Question 9.1.1: Speed Response of a Rotational System A certain rotational s...
Speed Response of a Rotational System
A certain rotational system has an inertia I = 50 kg · m² and a viscous damping constant c = 10 N · m · s/rad. The torque T (t) is applied by an electric motor (Figure 9.1.6a). From the free body diagram shown in part (b) of the figure, the equation of motion is
50 \frac{d ω}{d t} + 10ω = T (t) = K_{f} i_{f} (1)
The model of the motor’s field current i_{f} in amperes is
0.001 \frac{d i_{f}}{d t} + 5 i_{f} = v(t) (2)
where v(t) is the voltage applied to the motor. The motor torque constant is K_{T} =25 N·m/A.
Suppose the applied voltage is 10 V. Determine the steady-state speed of the inertia and estimate the time required to reach that speed.
From equation (2) we see that the time constant of the motor circuit is 0.001/5 = 2 × 10^{−4} s. Thus the current will reach a steady-state value of 10/5 = 2 A in approximately 4(2 × 10^{−4}) = 8 × 10^{−4} s. The resulting steady-state torque is K_{T} (2) = 25(2) = 50 N · m.

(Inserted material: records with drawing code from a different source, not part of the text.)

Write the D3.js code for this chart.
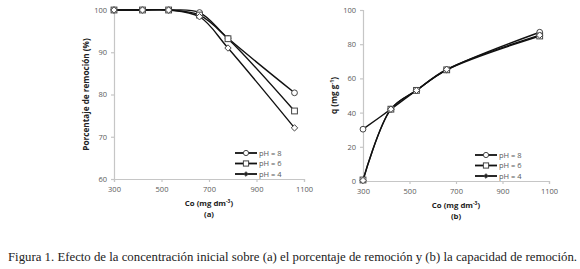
<!DOCTYPE html>
<html><head><meta charset="utf-8">
<script src="https://cdn.jsdelivr.net/npm/d3@7/dist/d3.min.js"></script>
<style>body{margin:0;background:#fff}svg{display:block}</style>
</head><body>
<svg id="c" width="580" height="269"></svg>
<script>
// Data
const seriesNames = ["pH = 8", "pH = 6", "pH = 4"];
const coA = [300, 420, 530, 660, 780, 1060];
const removalPH8 = [100, 100, 100, 99.4, 93.3, 80.4];
const removalPH6 = [100, 100, 100, 98.8, 93.2, 76.1];
const removalPH4 = [100, 100, 100, 98.4, 91.0, 72.1];
const coB = [300, 420, 530, 660, 1060];
const qPH8 = [30.3, 42, 53, 65, 87];
const qPH6 = [0.6, 42, 53, 65, 84.8];
const qPH4 = [0.3, 42, 53, 65.3, 85.3];
const xTicks = [300, 500, 700, 900, 1100];
const yTicksA = [60, 70, 80, 90, 100];
const yTicksB = [0, 20, 40, 60, 80, 100];
const caption = "Figura 1. Efecto de la concentración inicial sobre (a) el porcentaje de remoción y (b) la capacidad de remoción.";

const svg = d3.select("#c");
const axisColor = "#c6c6c6", tickText = "#595959";
const fontSans = "'Open Sans', sans-serif";
const markers = ["circle", "square", "diamond"];

function drawMarker(g, type, x, y, legend) {
  const s = legend ? 2.6 : 2.9;
  if (type === "circle") {
    g.append("circle").attr("cx", x).attr("cy", y).attr("r", s)
      .attr("fill", "#fff").attr("stroke", "#444").attr("stroke-width", 1);
  } else if (type === "square") {
    g.append("rect").attr("x", x - s).attr("y", y - s).attr("width", 2 * s).attr("height", 2 * s)
      .attr("fill", "#fff").attr("stroke", "#444").attr("stroke-width", 1);
  } else {
    const d = legend ? 2.3 : 3.2;
    g.append("path").attr("d", `M${x},${y - d}L${x + d},${y}L${x},${y + d}L${x - d},${y}Z`)
      .attr("fill", legend ? "#222" : "#fff").attr("stroke", "#444").attr("stroke-width", 1);
  }
}

function panel(cfg) {
  const g = svg.append("g");
  const x = d3.scaleLinear().domain([300, 1100]).range([cfg.x0, cfg.x1]);
  const y = d3.scaleLinear().domain(cfg.yDomain).range([cfg.y1, cfg.y0]);

  const xa = g.append("g").attr("transform", `translate(0,${cfg.y1})`)
    .call(d3.axisBottom(x).tickValues(xTicks).tickFormat(d3.format("d")).tickSize(3).tickPadding(5));
  const ya = g.append("g").attr("transform", `translate(${cfg.x0},0)`)
    .call(d3.axisLeft(y).tickValues(cfg.yTicks).tickFormat(d3.format("d")).tickSize(3).tickPadding(4));
  [xa, ya].forEach(a => {
    a.selectAll("path,line").attr("stroke", axisColor).attr("stroke-width", 1.2);
    a.selectAll("text").attr("fill", tickText).style("font-family", fontSans).style("font-size", "7.5px");
  });

  const line = d3.line().x(d => x(d[0])).y(d => y(d[1])).curve(d3.curveCatmullRom.alpha(0.5));
  cfg.series.forEach((vals, i) => {
    const pts = cfg.xs.map((v, k) => [v, vals[k]]);
    g.append("path").datum(pts).attr("d", line).attr("fill", "none")
      .attr("stroke", "#111").attr("stroke-width", 1.4);
  });
  cfg.series.forEach((vals, i) => {
    cfg.xs.forEach((v, k) => drawMarker(g, markers[i], x(v), y(vals[k]), false));
  });

  // legend
  seriesNames.forEach((n, i) => {
    const ly = cfg.ly + i * 10.5;
    g.append("line").attr("x1", cfg.lx).attr("x2", cfg.lx + 22).attr("y1", ly).attr("y2", ly)
      .attr("stroke", "#111").attr("stroke-width", 1.8);
    drawMarker(g, markers[i], cfg.lx + 11, ly, true);
    g.append("text").attr("x", cfg.lx + 24).attr("y", ly + 2.8).text(n)
      .attr("fill", tickText).style("font-family", fontSans).style("font-size", "7.5px");
  });

  // axis titles
  const cx = (cfg.x0 + cfg.x1) / 2;
  const xt = g.append("text").attr("x", cx).attr("y", cfg.y1 + 27).attr("text-anchor", "middle")
    .style("font-family", fontSans).style("font-size", "7.8px").style("font-weight", "bold").attr("fill", "#222");
  xt.append("tspan").text("Co (mg dm");
  xt.append("tspan").text("-3").attr("dy", -3).style("font-size", "5px");
  xt.append("tspan").text(")").attr("dy", 3);
  g.append("text").attr("x", cx).attr("y", cfg.y1 + 38).attr("text-anchor", "middle").text(cfg.tag)
    .style("font-family", fontSans).style("font-size", "7.8px").style("font-weight", "bold").attr("fill", "#222");

  const yt = g.append("text").attr("transform", `translate(${cfg.yLabelX},${(cfg.y0 + cfg.y1) / 2}) rotate(-90)`)
    .attr("text-anchor", "middle")
    .style("font-family", fontSans).style("font-size", "8.2px").style("font-weight", "bold").attr("fill", "#222");
  cfg.yLabel.forEach(p => {
    const t = yt.append("tspan").text(p.t);
    if (p.sup) t.attr("dy", -3).style("font-size", "5.5px");
    if (p.down) t.attr("dy", 3);
  });
}

panel({
  x0: 114, x1: 304, y0: 10, y1: 179, yDomain: [60, 100], yTicks: yTicksA,
  xs: coA, series: [removalPH8, removalPH6, removalPH4],
  lx: 235, ly: 153, tag: "(a)", yLabelX: 89,
  yLabel: [{t: "Porcentaje de remoción (%)"}]
});
panel({
  x0: 363, x1: 549, y0: 10, y1: 181, yDomain: [0, 100], yTicks: yTicksB,
  xs: coB, series: [qPH8, qPH6, qPH4],
  lx: 475, ly: 155, tag: "(b)", yLabelX: 337,
  yLabel: [{t: "q (mg g"}, {t: "-1", sup: true}, {t: ")", down: true}]
});

svg.append("text").attr("x", 8).attr("y", 261).text(caption)
  .style("font-family", "'Liberation Serif', serif").style("font-size", "11.6px").attr("fill", "#222")
  .attr("textLength", 569).attr("lengthAdjust", "spacingAndGlyphs");
</script>
</body></html>
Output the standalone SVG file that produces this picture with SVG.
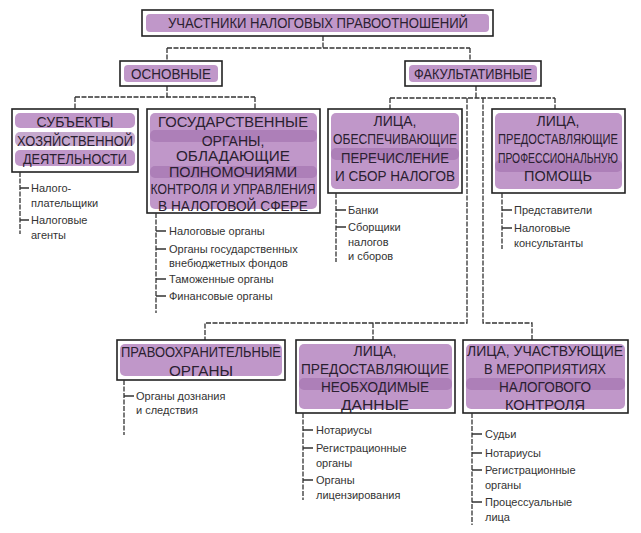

From equation (1) we find the time constant of the rotational system to be 50/10 = 5 s. Since this is much larger than the time constant of the circuit (2 × 10^{−4} s), we conclude that the motor torque may be modeled as a step function. The magnitude of the step function is 50 N · m. The steady-state speed is ω = 50/10 = 5 rad/s, and therefore it will take approximately 4(5) = 20 s
to reach this speed.